Dataset section ::
......
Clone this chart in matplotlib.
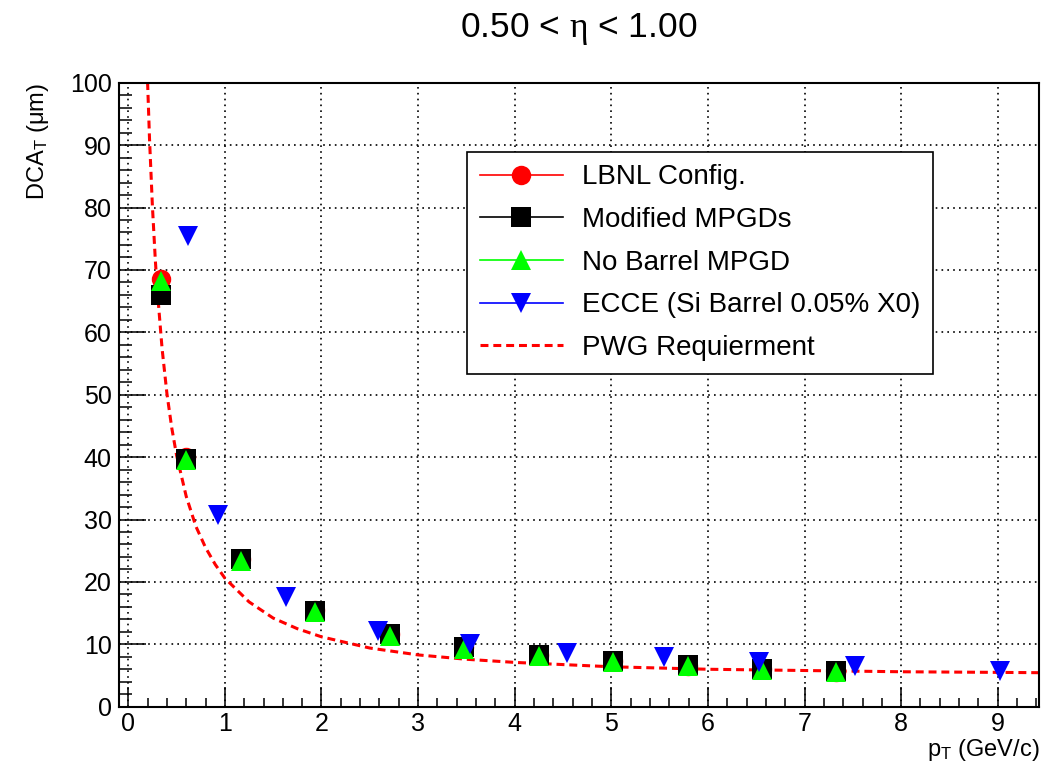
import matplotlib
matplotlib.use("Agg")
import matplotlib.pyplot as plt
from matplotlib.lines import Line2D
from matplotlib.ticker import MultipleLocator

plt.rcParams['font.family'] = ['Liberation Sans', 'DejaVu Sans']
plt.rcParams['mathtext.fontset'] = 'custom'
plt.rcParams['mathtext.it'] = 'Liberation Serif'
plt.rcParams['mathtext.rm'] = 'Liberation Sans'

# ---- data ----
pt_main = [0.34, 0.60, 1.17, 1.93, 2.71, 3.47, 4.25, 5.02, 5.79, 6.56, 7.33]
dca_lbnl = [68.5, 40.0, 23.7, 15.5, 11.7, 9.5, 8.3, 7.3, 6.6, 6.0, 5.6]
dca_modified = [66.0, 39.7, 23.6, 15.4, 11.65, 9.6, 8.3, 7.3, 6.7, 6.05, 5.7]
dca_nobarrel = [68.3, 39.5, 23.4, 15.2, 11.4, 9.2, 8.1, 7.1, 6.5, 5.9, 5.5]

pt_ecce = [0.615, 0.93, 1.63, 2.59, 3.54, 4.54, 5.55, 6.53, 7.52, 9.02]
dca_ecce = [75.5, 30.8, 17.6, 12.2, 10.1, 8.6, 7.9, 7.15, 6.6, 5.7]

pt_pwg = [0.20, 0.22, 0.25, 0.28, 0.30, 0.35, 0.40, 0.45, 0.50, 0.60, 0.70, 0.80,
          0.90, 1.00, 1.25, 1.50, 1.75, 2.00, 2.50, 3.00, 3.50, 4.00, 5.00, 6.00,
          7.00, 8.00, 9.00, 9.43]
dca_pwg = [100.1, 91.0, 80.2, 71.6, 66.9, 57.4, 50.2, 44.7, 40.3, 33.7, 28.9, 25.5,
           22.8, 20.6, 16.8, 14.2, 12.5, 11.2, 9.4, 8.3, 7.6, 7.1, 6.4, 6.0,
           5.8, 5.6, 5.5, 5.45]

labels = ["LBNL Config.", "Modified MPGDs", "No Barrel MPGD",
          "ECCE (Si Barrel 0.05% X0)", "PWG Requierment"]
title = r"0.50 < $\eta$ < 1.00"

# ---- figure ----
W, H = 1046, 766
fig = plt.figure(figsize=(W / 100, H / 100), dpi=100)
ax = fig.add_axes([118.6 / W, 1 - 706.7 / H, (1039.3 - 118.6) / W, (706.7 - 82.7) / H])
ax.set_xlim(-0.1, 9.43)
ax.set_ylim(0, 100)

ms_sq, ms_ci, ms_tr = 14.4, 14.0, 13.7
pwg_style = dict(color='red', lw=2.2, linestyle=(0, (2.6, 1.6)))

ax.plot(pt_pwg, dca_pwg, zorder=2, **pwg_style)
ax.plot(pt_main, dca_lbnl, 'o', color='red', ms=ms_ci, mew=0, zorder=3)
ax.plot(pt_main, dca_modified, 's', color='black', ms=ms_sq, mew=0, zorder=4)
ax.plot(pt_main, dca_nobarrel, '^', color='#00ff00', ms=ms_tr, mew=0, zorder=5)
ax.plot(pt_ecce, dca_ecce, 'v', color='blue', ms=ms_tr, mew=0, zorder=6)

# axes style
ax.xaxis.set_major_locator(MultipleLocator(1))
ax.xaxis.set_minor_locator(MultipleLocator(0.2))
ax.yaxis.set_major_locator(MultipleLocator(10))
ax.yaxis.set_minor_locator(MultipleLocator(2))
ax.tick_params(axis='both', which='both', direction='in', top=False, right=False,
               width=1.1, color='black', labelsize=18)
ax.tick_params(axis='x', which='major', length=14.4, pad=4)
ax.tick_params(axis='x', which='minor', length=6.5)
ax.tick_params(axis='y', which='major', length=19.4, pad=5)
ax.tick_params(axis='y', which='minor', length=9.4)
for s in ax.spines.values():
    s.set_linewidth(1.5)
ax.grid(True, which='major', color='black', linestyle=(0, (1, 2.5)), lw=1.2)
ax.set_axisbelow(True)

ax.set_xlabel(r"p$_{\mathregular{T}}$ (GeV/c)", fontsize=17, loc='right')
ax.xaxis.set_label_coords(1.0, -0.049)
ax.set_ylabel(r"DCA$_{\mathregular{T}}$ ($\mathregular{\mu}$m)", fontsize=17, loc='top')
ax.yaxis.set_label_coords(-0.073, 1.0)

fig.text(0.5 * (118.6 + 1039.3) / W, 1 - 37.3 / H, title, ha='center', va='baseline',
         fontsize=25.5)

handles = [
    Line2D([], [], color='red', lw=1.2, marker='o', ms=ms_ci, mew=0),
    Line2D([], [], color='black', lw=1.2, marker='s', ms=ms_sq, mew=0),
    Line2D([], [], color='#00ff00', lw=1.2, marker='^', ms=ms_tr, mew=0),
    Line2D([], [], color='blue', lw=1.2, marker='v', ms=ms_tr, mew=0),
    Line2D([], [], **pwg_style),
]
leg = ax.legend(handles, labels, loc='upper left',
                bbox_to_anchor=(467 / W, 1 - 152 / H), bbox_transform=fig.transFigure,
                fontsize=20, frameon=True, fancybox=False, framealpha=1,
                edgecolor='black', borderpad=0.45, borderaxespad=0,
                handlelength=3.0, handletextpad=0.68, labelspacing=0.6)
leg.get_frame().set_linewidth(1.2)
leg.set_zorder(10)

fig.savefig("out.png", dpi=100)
......
Problem ::
Return only the lines running from the top of the data to the line that holds "7.15, 6.6, 5.7]". Include both of those lines, but skip the pictures.

Solution ::
Clone this chart in matplotlib.
import matplotlib
matplotlib.use("Agg")
import matplotlib.pyplot as plt
from matplotlib.lines import Line2D
from matplotlib.ticker import MultipleLocator

plt.rcParams['font.family'] = ['Liberation Sans', 'DejaVu Sans']
plt.rcParams['mathtext.fontset'] = 'custom'
plt.rcParams['mathtext.it'] = 'Liberation Serif'
plt.rcParams['mathtext.rm'] = 'Liberation Sans'

# ---- data ----
pt_main = [0.34, 0.60, 1.17, 1.93, 2.71, 3.47, 4.25, 5.02, 5.79, 6.56, 7.33]
dca_lbnl = [68.5, 40.0, 23.7, 15.5, 11.7, 9.5, 8.3, 7.3, 6.6, 6.0, 5.6]
dca_modified = [66.0, 39.7, 23.6, 15.4, 11.65, 9.6, 8.3, 7.3, 6.7, 6.05, 5.7]
dca_nobarrel = [68.3, 39.5, 23.4, 15.2, 11.4, 9.2, 8.1, 7.1, 6.5, 5.9, 5.5]

pt_ecce = [0.615, 0.93, 1.63, 2.59, 3.54, 4.54, 5.55, 6.53, 7.52, 9.02]
dca_ecce = [75.5, 30.8, 17.6, 12.2, 10.1, 8.6, 7.9, 7.15, 6.6, 5.7]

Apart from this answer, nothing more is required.